Help with chassis and suspension
An offset c-moly lower control arm with rod ends, relocation brackets for the rear end, an anti roll bar, wolferacecraft makes a nice one, panhard bar any adjustable c-moly one will work fine.
If you have an iron block run 300# front springs, with an aluminum block run 275# springs, 150# rear springs, the QA1 or HAL "R" front drag shocks work great for drag racing and their 12 way single adjustable ones work great also, or you can run a 3 way adjustable shock from competition engineering thats pretty inexpensive, strange makes brakes for the front so you won't have to run a front spacer to clear 15" rims, You'll want subframe connectors that run through the floor, these are stronger than ones that just run under the car and tie in at the sub frames, also tie in the center of the car and where the rear lower control arms tie in.

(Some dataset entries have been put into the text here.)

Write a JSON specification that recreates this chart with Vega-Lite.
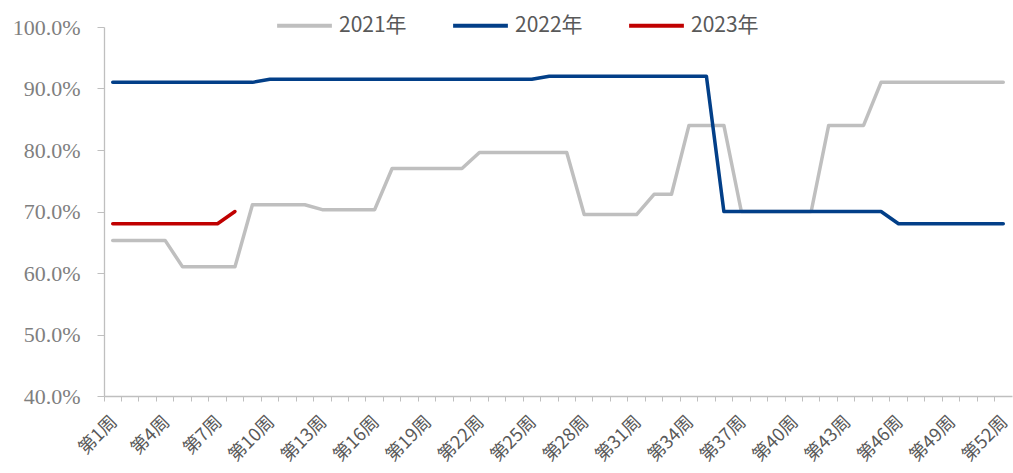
{
 "$schema": "https://vega.github.io/schema/vega-lite/v6.json",
 "autosize": {"type": "none"},
 "width": 908,
 "height": 369,
 "padding": {"left": 104, "top": 27, "right": 1, "bottom": 77},
 "background": "white",
 "config": {"view": {"stroke": null}},
 "data": {"values": [
  {"week":1,"year":"2021年","rate":0.653},{"week":2,"year":"2021年","rate":0.653},{"week":3,"year":"2021年","rate":0.653},{"week":4,"year":"2021年","rate":0.653},
  {"week":5,"year":"2021年","rate":0.610},{"week":6,"year":"2021年","rate":0.610},{"week":7,"year":"2021年","rate":0.610},{"week":8,"year":"2021年","rate":0.610},
  {"week":9,"year":"2021年","rate":0.711},{"week":10,"year":"2021年","rate":0.711},{"week":11,"year":"2021年","rate":0.711},{"week":12,"year":"2021年","rate":0.711},
  {"week":13,"year":"2021年","rate":0.703},{"week":14,"year":"2021年","rate":0.703},{"week":15,"year":"2021年","rate":0.703},{"week":16,"year":"2021年","rate":0.703},
  {"week":17,"year":"2021年","rate":0.770},{"week":18,"year":"2021年","rate":0.770},{"week":19,"year":"2021年","rate":0.770},{"week":20,"year":"2021年","rate":0.770},{"week":21,"year":"2021年","rate":0.770},
  {"week":22,"year":"2021年","rate":0.796},{"week":23,"year":"2021年","rate":0.796},{"week":24,"year":"2021年","rate":0.796},{"week":25,"year":"2021年","rate":0.796},{"week":26,"year":"2021年","rate":0.796},{"week":27,"year":"2021年","rate":0.796},
  {"week":28,"year":"2021年","rate":0.695},{"week":29,"year":"2021年","rate":0.695},{"week":30,"year":"2021年","rate":0.695},{"week":31,"year":"2021年","rate":0.695},
  {"week":32,"year":"2021年","rate":0.728},{"week":33,"year":"2021年","rate":0.728},
  {"week":34,"year":"2021年","rate":0.840},{"week":35,"year":"2021年","rate":0.840},{"week":36,"year":"2021年","rate":0.840},
  {"week":37,"year":"2021年","rate":0.700},{"week":38,"year":"2021年","rate":0.700},{"week":39,"year":"2021年","rate":0.700},{"week":40,"year":"2021年","rate":0.700},{"week":41,"year":"2021年","rate":0.700},
  {"week":42,"year":"2021年","rate":0.840},{"week":43,"year":"2021年","rate":0.840},{"week":44,"year":"2021年","rate":0.840},
  {"week":45,"year":"2021年","rate":0.910},{"week":46,"year":"2021年","rate":0.910},{"week":47,"year":"2021年","rate":0.910},{"week":48,"year":"2021年","rate":0.910},{"week":49,"year":"2021年","rate":0.910},{"week":50,"year":"2021年","rate":0.910},{"week":51,"year":"2021年","rate":0.910},{"week":52,"year":"2021年","rate":0.910},
  {"week":1,"year":"2022年","rate":0.910},{"week":2,"year":"2022年","rate":0.910},{"week":3,"year":"2022年","rate":0.910},{"week":4,"year":"2022年","rate":0.910},{"week":5,"year":"2022年","rate":0.910},{"week":6,"year":"2022年","rate":0.910},{"week":7,"year":"2022年","rate":0.910},{"week":8,"year":"2022年","rate":0.910},{"week":9,"year":"2022年","rate":0.910},
  {"week":10,"year":"2022年","rate":0.915},{"week":11,"year":"2022年","rate":0.915},{"week":12,"year":"2022年","rate":0.915},{"week":13,"year":"2022年","rate":0.915},{"week":14,"year":"2022年","rate":0.915},{"week":15,"year":"2022年","rate":0.915},{"week":16,"year":"2022年","rate":0.915},{"week":17,"year":"2022年","rate":0.915},{"week":18,"year":"2022年","rate":0.915},{"week":19,"year":"2022年","rate":0.915},{"week":20,"year":"2022年","rate":0.915},{"week":21,"year":"2022年","rate":0.915},{"week":22,"year":"2022年","rate":0.915},{"week":23,"year":"2022年","rate":0.915},{"week":24,"year":"2022年","rate":0.915},{"week":25,"year":"2022年","rate":0.915},
  {"week":26,"year":"2022年","rate":0.920},{"week":27,"year":"2022年","rate":0.920},{"week":28,"year":"2022年","rate":0.920},{"week":29,"year":"2022年","rate":0.920},{"week":30,"year":"2022年","rate":0.920},{"week":31,"year":"2022年","rate":0.920},{"week":32,"year":"2022年","rate":0.920},{"week":33,"year":"2022年","rate":0.920},{"week":34,"year":"2022年","rate":0.920},{"week":35,"year":"2022年","rate":0.920},
  {"week":36,"year":"2022年","rate":0.700},{"week":37,"year":"2022年","rate":0.700},{"week":38,"year":"2022年","rate":0.700},{"week":39,"year":"2022年","rate":0.700},{"week":40,"year":"2022年","rate":0.700},{"week":41,"year":"2022年","rate":0.700},{"week":42,"year":"2022年","rate":0.700},{"week":43,"year":"2022年","rate":0.700},{"week":44,"year":"2022年","rate":0.700},{"week":45,"year":"2022年","rate":0.700},
  {"week":46,"year":"2022年","rate":0.680},{"week":47,"year":"2022年","rate":0.680},{"week":48,"year":"2022年","rate":0.680},{"week":49,"year":"2022年","rate":0.680},{"week":50,"year":"2022年","rate":0.680},{"week":51,"year":"2022年","rate":0.680},{"week":52,"year":"2022年","rate":0.680},
  {"week":1,"year":"2023年","rate":0.680},{"week":2,"year":"2023年","rate":0.680},{"week":3,"year":"2023年","rate":0.680},{"week":4,"year":"2023年","rate":0.680},{"week":5,"year":"2023年","rate":0.680},{"week":6,"year":"2023年","rate":0.680},{"week":7,"year":"2023年","rate":0.680},{"week":8,"year":"2023年","rate":0.700}
 ]},
 "mark": {"type": "line", "strokeWidth": 3.5, "strokeCap": "round", "strokeJoin": "round"},
 "encoding": {
  "x": {
   "field": "week", "type": "ordinal",
   "scale": {"type": "band", "paddingInner": 0, "paddingOuter": 0},
   "bandPosition": 0.5,
   "axis": {
    "title": null, "bandPosition": 0, "labelOffset": 2,
    "domainColor": "#BFBFBF", "domainWidth": 1.3, "tickColor": "#BFBFBF", "tickSize": 5,
    "labelAngle": -45, "labelAlign": "right", "labelBaseline": "middle", "labelPadding": 18,
    "labelFont": "Noto Sans CJK SC", "labelFontSize": 18, "labelColor": "#595959",
    "labelOverlap": false, "labelFlush": false, "labelBound": false,
    "labelExpr": "(datum.value - 1) % 3 == 0 ? '第' + datum.value + '周' : ''"
   }
  },
  "y": {
   "field": "rate", "type": "quantitative",
   "scale": {"domain": [0.4, 1.0], "nice": false, "zero": false},
   "axis": {
    "title": null, "values": [0.4, 0.5, 0.6, 0.7, 0.8, 0.9, 1.0], "format": ".1%", "grid": false,
    "domainColor": "#BFBFBF", "domainWidth": 1.3, "tickColor": "#BFBFBF", "tickSize": 7,
    "labelFont": "Liberation Serif", "labelFontSize": 22, "labelColor": "#7F7F7F", "labelPadding": 17
   }
  },
  "color": {
   "field": "year", "type": "nominal",
   "scale": {"domain": ["2021年", "2022年", "2023年"], "range": ["#BFBFBF", "#023F88", "#C00000"]},
   "legend": {
    "orient": "none", "legendX": 171, "legendY": -31, "direction": "horizontal", "title": null,
    "symbolType": "stroke", "symbolSize": 3000, "symbolStrokeWidth": 4,
    "labelFont": "Noto Sans CJK SC", "labelFontSize": 21, "labelColor": "#595959",
    "labelOffset": 5, "columnPadding": 38
   }
  }
 }
}
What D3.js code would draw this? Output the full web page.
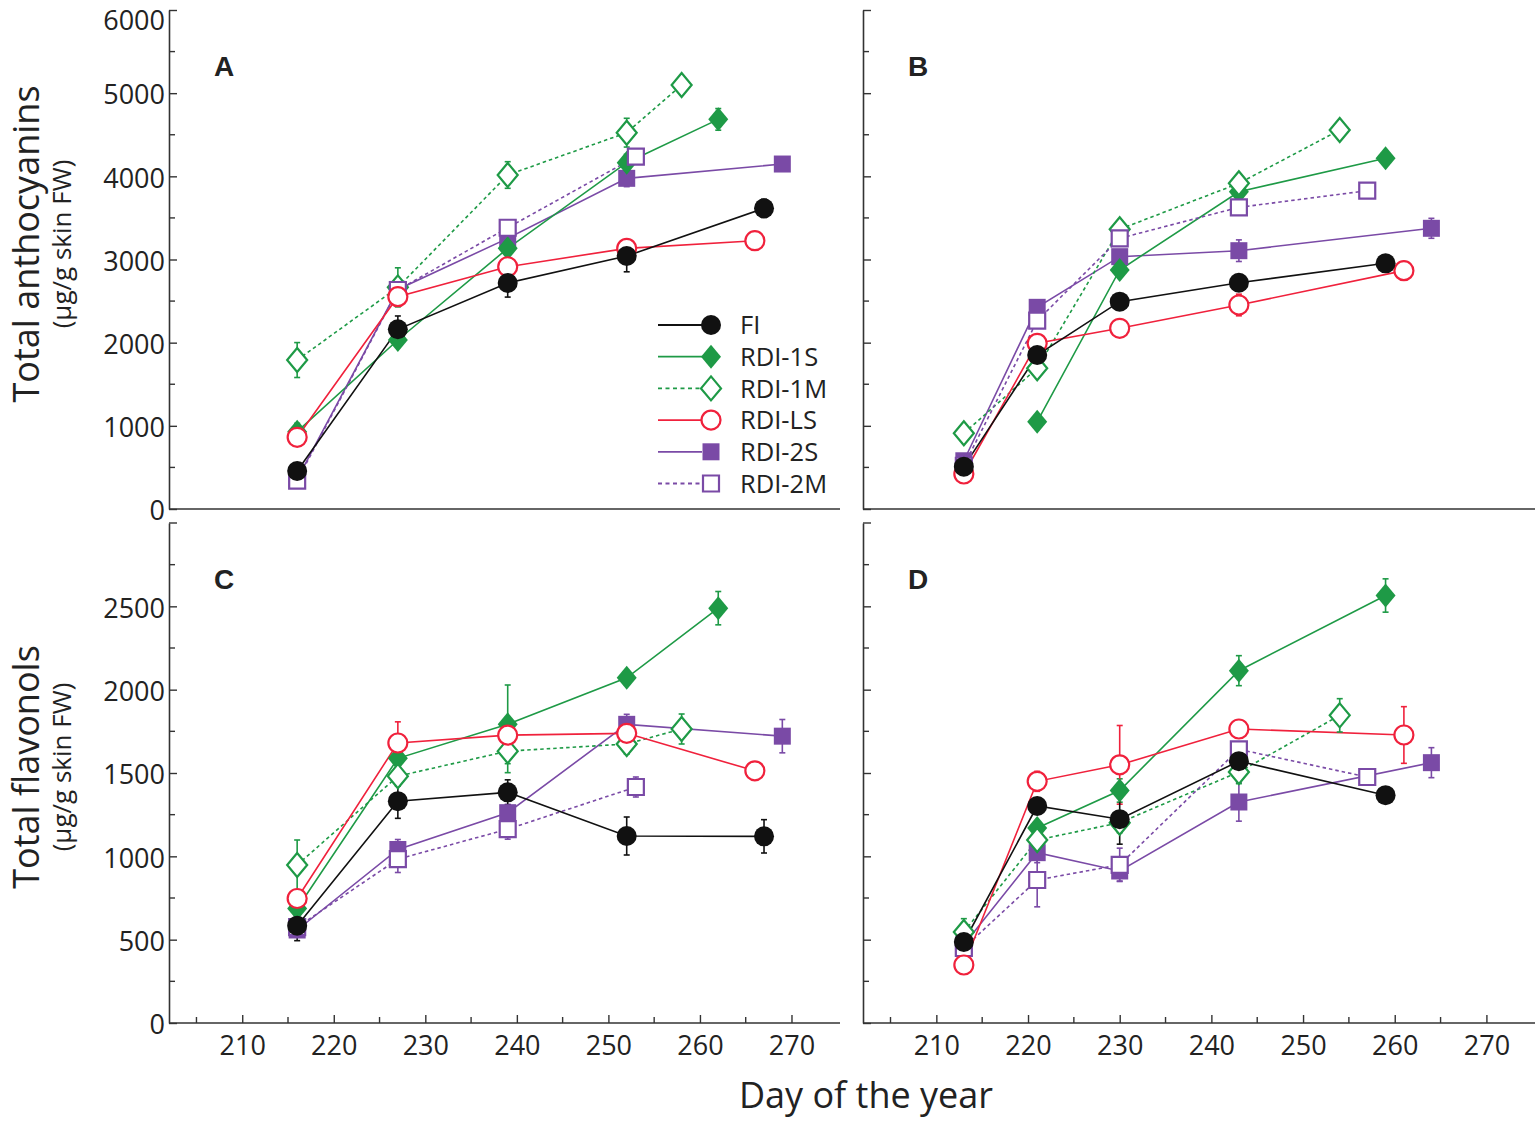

There are a few places with k-members, for front control arms buy ones with the moly rod ends.
A manual rack will save weigh and also make the car faster, I picked up 0.2 tenths bypassing the power steering.
With an auto run a Mickey Thompson street radial, they work better with autos and have a softer compound than the ET Street tires and don't need as much of a burn out.
Wolfe racecraft has the nicest mail order roll cage I've come across for an f-body.
Solid motor mounts with a poly trans mount, drive shaft loop, 5 point harnesses and a good helmet which should fit snug.